A Novel Trellis-Coded Binary Modulation for Extreme Coverage in 6G

Abstract

In this paper, a novel binary waveform with low peak-to-average power-ratio (PAPR) and low out-of-band (OOB) emissions is presented, targeting at extreme uplink coverage solutions towards the 6G era. It uses the discrete Fourier transform spread orthogonal frequency division multiplexing (DFT-s-OFDM) signal model, as the baseline, togetherwith quadrature phase-shift keying (QPSK) modulation symbols, similar to the widely considered π/2 binary phase-shift keying (π/2-BPSK).

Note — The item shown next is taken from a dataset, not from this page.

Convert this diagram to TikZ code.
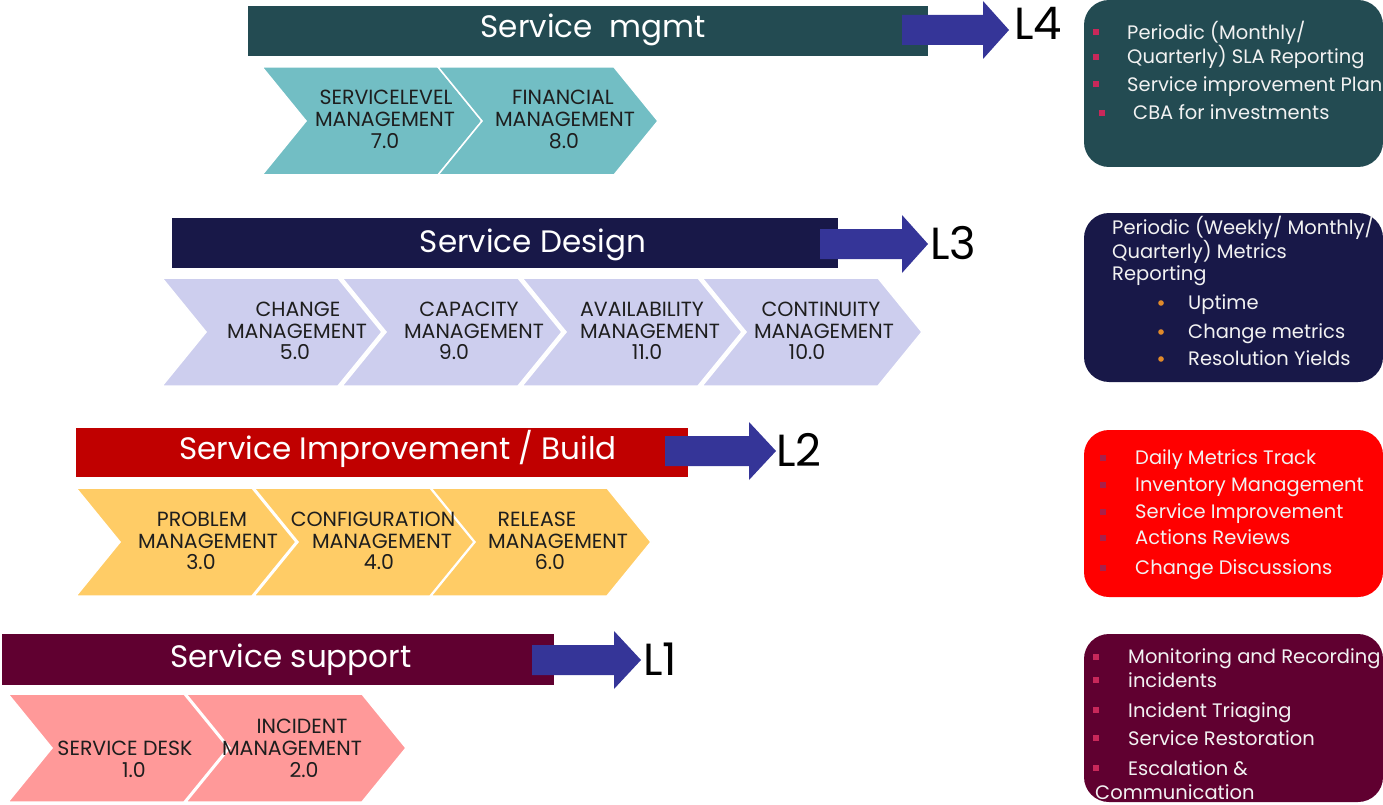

The proposed approach further incorporates trellis-coding in a way which avoids sharp phase transitions in the generated signal, resulting in greatly reduced PAPR and OOB emissions. Additionally, while linear filtering based spectrum shaping has been widely considered in recent low-PAPR waveform studies, we propose to use phase interpolation to increase the sampling rate. This is nonlinear operation, but it helps to significantly reduce the PAPR compared to linear spectrum shaping. This can be achieved both with and without bandwidth extension. Further enhancement to the spectrum localization is achieved by improving the phase continuity of the generated signal, avoiding excessive phase transitions between consecutive transform-precoded OFDM symbols and between each main symbol and its cyclic prefix (CP).